Each line of the material below that holds the word "this" needs to be copied.

Figure scripts:
Begin
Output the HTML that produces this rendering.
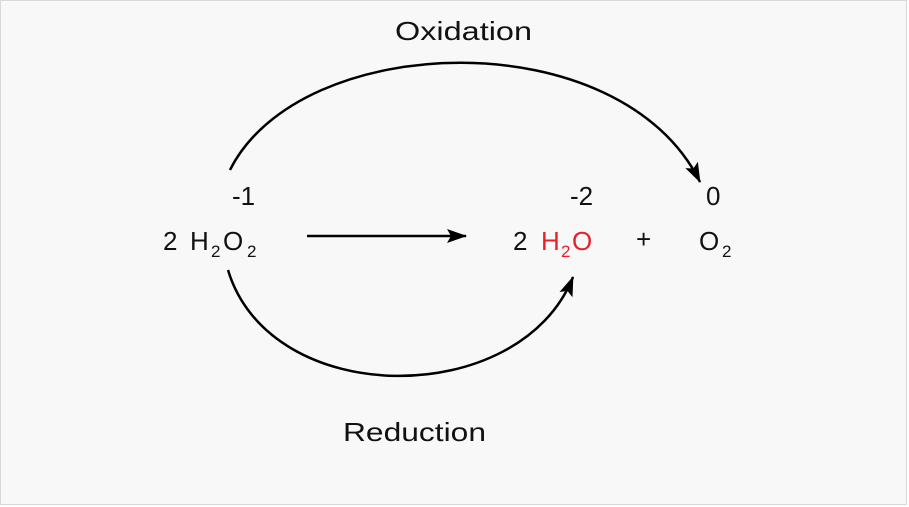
<!DOCTYPE html>
<html><head><style>
body{margin:0;background:#fff;}
.wrap{position:relative;width:909px;height:507px;overflow:hidden;}
svg{position:absolute;left:0;top:0;}
text{font-family:"Liberation Sans",sans-serif;font-size:26px;fill:#111;}
.s{font-size:17px;}
.r{fill:#e8202a;}
</style></head><body><div class="wrap">
<svg width="909" height="507" viewBox="0 0 909 507">
<defs>
<marker id="a" markerWidth="20" markerHeight="14" refX="19" refY="7" orient="auto" markerUnits="userSpaceOnUse">
<path d="M0,0 L20,7 L0,14 L4,7 z" fill="#000"/>
</marker>
</defs>
<rect x="0.5" y="0.5" width="906" height="504" fill="#f8f8f8" stroke="#d8d8d8"/>
<path d="M230 170 C 300 30, 620 20, 700 182" fill="none" stroke="#000" stroke-width="2.5" marker-end="url(#a)"/>
<path d="M228 270 C 270 410, 520 410, 573 277" fill="none" stroke="#000" stroke-width="2.5" marker-end="url(#a)"/>
<line x1="307" y1="236" x2="466" y2="236" stroke="#000" stroke-width="2.5" marker-end="url(#a)"/>
<text x="395" y="40" textLength="137" lengthAdjust="spacingAndGlyphs">Oxidation</text>
<text x="343" y="441" textLength="143" lengthAdjust="spacingAndGlyphs">Reduction</text>
<text x="232" y="205">-1</text>
<text x="570" y="205">-2</text>
<text x="706" y="205">0</text>
<text x="163" y="250">2</text><text x="190" y="250">H</text><text class="s" x="211" y="257">2</text><text x="223" y="250">O</text><text class="s" x="247" y="257">2</text>
<text x="513" y="250">2</text><text class="r" x="541" y="250">H</text><text class="s r" x="561" y="257">2</text><text class="r" x="572" y="250">O</text>
<text x="636" y="248">+</text>
<text x="699" y="250">O</text><text class="s" x="722" y="257">2</text>
</svg></div></body></html>
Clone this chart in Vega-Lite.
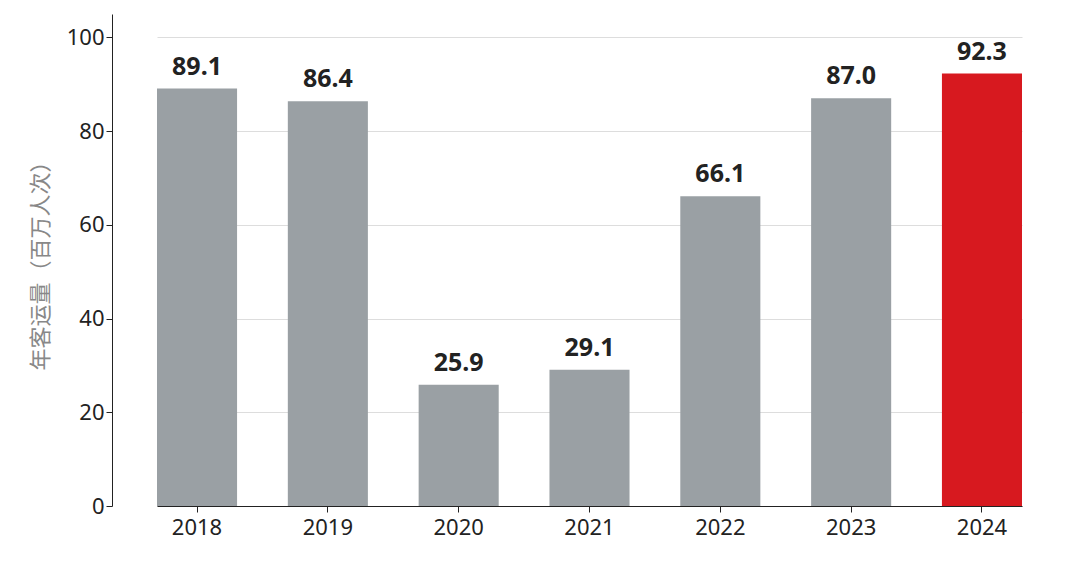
End
_Solution:_
Output the HTML that produces this rendering.
Clone this chart in Vega-Lite.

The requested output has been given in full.